California Choo-Choo (Cont’d.)

It has been a while since we noted the progress (or the lack thereof, as the case may be) of the California high-speed train between Los Angeles and San Francisco. Now word comes from the Associated Press, via the San Jose Mercury News that

“The body overseeing plans to build California’s bullet train has started the daunting and expensive process of acquiring thousands of acres in the Central Valley, where the rail line’s proposed path would slice through farms, stores and motels.

“But months after shovels were supposed to be in the ground, the California High-Speed Rail Authority is in escrow on just one parcel of the 370 it needs to buy or seize through eminent domain for the first 30 miles of construction. The agency says it is within 30 days of reaching deals on another 38 parcels and is negotiating over hundreds of others.”

Not exactly surprising, but there it is.

As usual in eminent domain reportage this dispatch contains stuff that makes clear that its authors are not what you might call well informed.

“California’s eminent domain law limits the amount of money the rail authority can offer above the county’s assessed value.”

Not so. Compensation in eminent domain has little or nothing to do with valuation for property taxes.
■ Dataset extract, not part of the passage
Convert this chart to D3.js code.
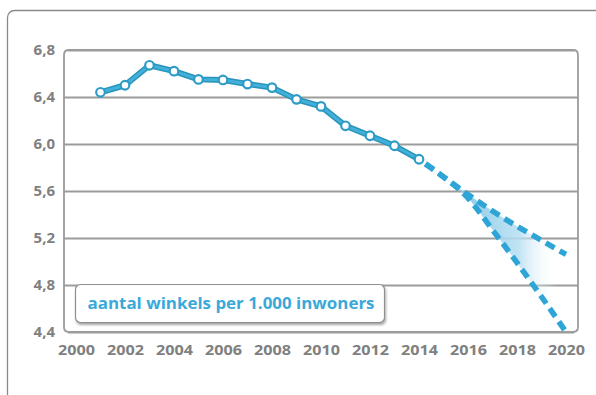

The constitutionally required “just compensation” in eminent domain cases is defined by statute as “fair market value” which is the highest price that would be paid by a willing but unpressured buyer to a willing but unpressured seller in a voluntary market transaction, with both parties aware of the property’s good and bad features, and giving due consideration to the property’s highest and best use (i.e., its most profitable use). See California Code of Civil Procedure Sec. 1263.320. Also, fair market value may not include any increase or decrease in value attributable to project influence or any steps taken toward its construction. Section 1263.330.

And if the taking is partial, compensation also includes the diminution in value, if any, of the remainder — the part of the subject property that is not taken.